* Nikkei report on Summers as next Fed chief lifts dollar
* U.S. Treasury yields extend gains as Fed meeting awaited
* World stocks slip for second day, miners knocked by gold
* Gold at five-week low as Fed liquidity curbs weigh
By Richard Hubbard
LONDON, Sept 13 The dollar and U.S. Treasury
yields rose on Friday on a Japanese report that Lawrence Summers
would soon be named to head the Federal Reserve, as he would be
expected to favour a faster cutback in its stimulus programme.
The White House, however, said no decision had been taken.
While traders had doubts about the source of the report in
Japan's Nikkei business daily, analysts said its impact
highlighted the sensitivity of investors to the possibility of
Summers taking over at the Fed. Markets believe he might tighten
monetary policy faster than the other main candidate, Fed Vice
Chair Janet Yellen.
The dollar jumped as much as 0.3 percent against a basket of
major currencies and 10-year U.S. Treasury yields
touched a high of 2.957 percent, up from
Thursday's close of 2.905 percent. World shares edged lower.
U.S. stock index futures were little changed after the
White House denial. They pointed to a steady tone on Wall Street
ahead of data on retail sales and consumer sentiment that should
do little to change expectations that the Fed will cut back its
stimulus measures next week.
Japan's Nikkei business daily, citing unnamed sources, said
U.S. President Barack Obama would name the former Treasury
Secretary to take over from Ben Bernanke after the U.S. central
bank's policy meeting ending on Sept. 18, at which it is
expected to start reducing its massive monetary stimulus.
Asked about the story, a White House spokeswoman said Obama
had not made his decision about the Fed job.
"This morning the Summers story was the main event ...

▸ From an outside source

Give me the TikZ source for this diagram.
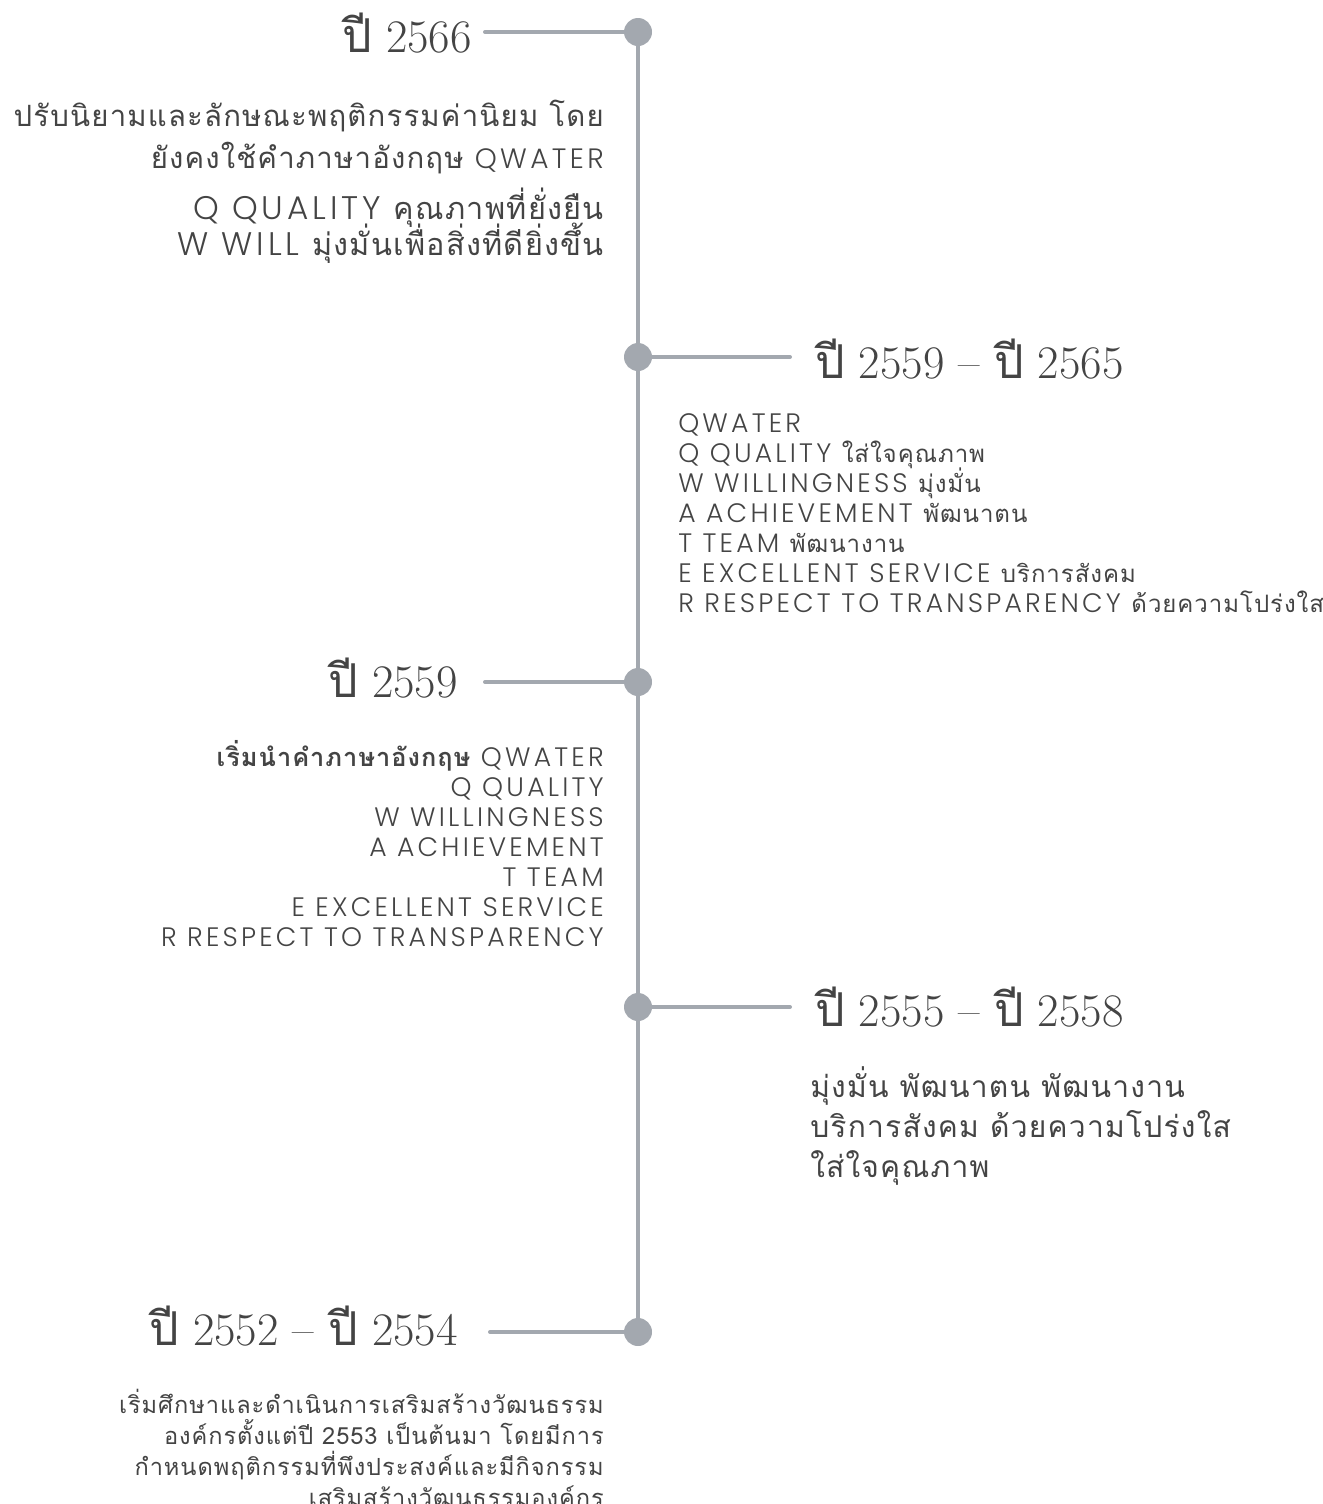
\documentclass[tikz,border=0pt]{standalone}
\usepackage{fontspec}
\newfontfamily\latbody{Poppins Light}[LetterSpace=12]
\newfontfamily\tha[Script=Thai,LetterSpace=4]{Loma}
\newfontfamily\thahead[Script=Thai]{Loma}
\usetikzlibrary{positioning,backgrounds}
\definecolor{tlgray}{HTML}{A3A8AF}
\definecolor{tltext}{HTML}{444444}
\setlength{\lineskiplimit}{-100pt}
\newcommand{\thtxt}[1]{{\tha #1}}
\newcommand{\thbig}[1]{{\tha\fontsize{22}{22}\selectfont #1}}
\newcommand{\pee}{{\thahead ปี}}
\tikzset{
    timeline/.style={
        % Stile per la linea del tempo
        spine/.style={draw=tlgray, line width=3pt},
        branch/.style={draw=tlgray, line width=3pt, line cap=round},
        yeardot/.style={circle, fill=tlgray, minimum size=21pt, inner sep=0pt},
        % Stile per gli anni
        yearhead/.style={font=\fontsize{35}{40}\selectfont, text=tltext,
                         inner sep=0pt},
        % Stile per i testi
        bodyright/.style={align=right, text=tltext, inner sep=0pt,
                          font=\latbody\fontsize{20}{22.5}\selectfont},
        bodyleft/.style={align=left, text=tltext, inner sep=0pt,
                         font=\latbody\fontsize{20}{22.5}\selectfont}
    }
}
\begin{document}
\begin{tikzpicture}[timeline, x=0.75pt, y=-0.75pt]
    \useasboundingbox (0,0) rectangle (1322,1504);
    % punti sulla linea
    \node[yeardot] (d2566) at (638,32) {};
    \node[yeardot] (d2559b) at (638,357) {};
    \node[yeardot] (d2559) at (638,682) {};
    \node[yeardot] (d2555) at (638,1007) {};
    \node[yeardot] (d2552) at (638,1332) {};
    \coordinate (e2566) at (485,32);
    \coordinate (e2559b) at (790,357);
    \coordinate (e2559) at (485,682);
    \coordinate (e2555) at (790,1007);
    \coordinate (e2552) at (490,1332);
    \begin{pgfonlayer}{background}
        \draw[spine] (d2566.center) -- (d2552.center);
        \foreach \y in {2566,2559b,2559,2555,2552}
            \draw[branch] (d\y.center) -- (e\y);
    \end{pgfonlayer}
    % anni
    \node[yearhead, anchor=base east] (y2566) at (472,52) {\pee\ 2566};
    \node[yearhead, anchor=base west] (y2559b) at (815,378) {\pee\ 2559 -- \pee\ 2565};
    \node[yearhead, anchor=base east] (y2559) at (458,697) {\pee\ 2559};
    \node[yearhead, anchor=base west] (y2555) at (815,1026) {\pee\ 2555 -- \pee\ 2558};
    \node[yearhead, anchor=base east] (y2552) at (458,1345) {\pee\ 2552 -- \pee\ 2554};
    % testi (base = ultima riga)
    \node[bodyright, anchor=base east, font=\latbody\fontsize{21}{31.5}\selectfont]
        (t2566a) at (604,168)
        {\thbig{ปรับนิยามและลักษณะพฤติกรรมค่านิยม โดย}\\
         \thbig{ยังคงใช้คำภาษาอังกฤษ} QWATER};
    \node[bodyright, anchor=base east, font=\latbody\fontsize{24.5}{27}\selectfont]
        (t2566b) at (604,255)
        {Q QUALITY \thtxt{\fontsize{23}{23}\selectfont คุณภาพที่ยั่งยืน}\\
         W WILL \thtxt{\fontsize{23}{23}\selectfont มุ่งมั่นเพื่อสิ่งที่ดียิ่งขึ้น}};
    \node[bodyleft, anchor=base west] (t2559b) at (678,612)
        {QWATER\\
         Q QUALITY \thtxt{\fontsize{18}{18}\selectfont ใส่ใจคุณภาพ}\\
         W WILLINGNESS \thtxt{\fontsize{18}{18}\selectfont มุ่งมั่น}\\
         A ACHIEVEMENT \thtxt{\fontsize{18}{18}\selectfont พัฒนาตน}\\
         T TEAM \thtxt{\fontsize{18}{18}\selectfont พัฒนางาน}\\
         E EXCELLENT SERVICE \thtxt{\fontsize{18}{18}\selectfont บริการสังคม}\\
         R RESPECT TO TRANSPARENCY \thtxt{\fontsize{18}{18}\selectfont ด้วยความโปร่งใส}};
    \node[bodyright, anchor=base east] (t2559) at (604,946)
        {\thtxt{\bfseries\fontsize{19}{19}\selectfont เริ่มนำคำภาษาอังกฤษ} QWATER\ \\
         Q QUALITY\ \\
         W WILLINGNESS\\
         A ACHIEVEMENT\\
         T TEAM\\
         E EXCELLENT SERVICE\\
         R RESPECT TO TRANSPARENCY};
    \node[bodyleft, anchor=base west, font=\tha\fontsize{22.5}{30}\selectfont]
        (t2555) at (810,1177)
        {\thtxt{มุ่งมั่น พัฒนาตน พัฒนางาน}\\
         \thtxt{บริการสังคม ด้วยความโปร่งใส}\\
         \thtxt{ใส่ใจคุณภาพ}};
    \node[bodyright, anchor=base east, font=\tha\fontsize{17.7}{23.25}\selectfont]
        (t2552) at (604,1506)
        {\thtxt{เริ่มศึกษาและดำเนินการเสริมสร้างวัฒนธรรม}\\
         \thtxt{องค์กรตั้งแต่ปี 2553 เป็นต้นมา โดยมีการ}\\
         \thtxt{กำหนดพฤติกรรมที่พึงประสงค์และมีกิจกรรม}\\
         \thtxt{เสริมสร้างวัฒนธรรมองค์กร}};
\end{tikzpicture}
\end{document}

markets know Yellen is very dovish, so any candidate other than
her would be dollar positive," said Lutz Karpowitz, currency
analyst at Commerzbank.
Investors generally expect the Fed to announce a tapering of
its monthly $85 billion of bond purchases next week in response
to signs of growing strength in the U.S. economy, but the pace
of future cutbacks is less clear.
"In the coming months given that the new Fed chairman starts
in January, the Summers effect, if it is announced, could be as
dominant (as the Fed's tapering decision)," said Mike Gallagher,
managing director of IDEAglobal.
Gallagher said the combination of a Fed tapering decision
next week and the prospect of Summers becoming chairman could
set U.S. Treasury 10-year yields on a course towards 3.5 percent
by year's end.
But a successful Summers nomination is far from certain, and
any appointment must be approved by the U.S. Senate.
European shares were little changed though mining
stocks were hit as metal prices suffered from the expected Fed
stimulus curbs. Data showing a slower rate of decline in euro
zone employment in the second quarter had little impact.

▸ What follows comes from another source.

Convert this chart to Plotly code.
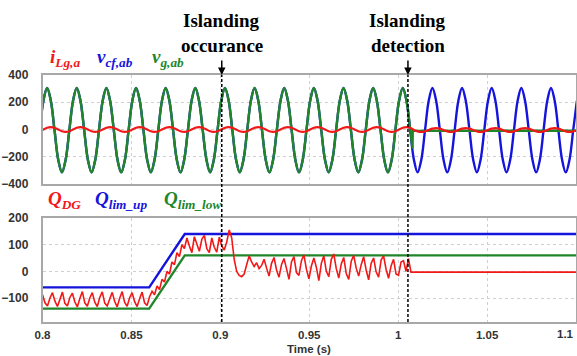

Earlier MSCI's broadest index of Asia-Pacific shares outside
Japan shed 0.8 percent, pulling further away
from a three-month high and on track for a second day of losses
after a 10-day winning streak - its longest run in six years.
The Asian gauge is still up 2.2 percent this week.
In Tokyo, the Nikkei share average bucked the trend
and edged up 0.1 percent on reports the government is
considering lowering the corporate tax rate next year as part of
efforts to soften the impact of a planned consumption tax hike.
In commodity markets, gold was on course for its worst week
in two months after heavy selling linked to expectations of the
Fed rollback and an easing of tensions over Syria.
"This is almost certainly the pricing in of the expectations
of QE tapering," Mitsubishi analyst Jonathan Butler said.
Gold, which was quoted at $1,311.75 an ounce, down 0.6
percent, has now lost around 19 percent this year.
Brent crude oil slipped to around $112.25 a barrel,
on course for its biggest weekly loss in three months as the
United States and Russia worked on a plan for Syria to surrender
its chemical weapons.
"Since concerns on a possible U.S.-led military strike
against Syria have eased, market participants are just waiting
for the outcome of next week's Fed meeting," said Masaki
Suematsu, Energy team manager at Newedge.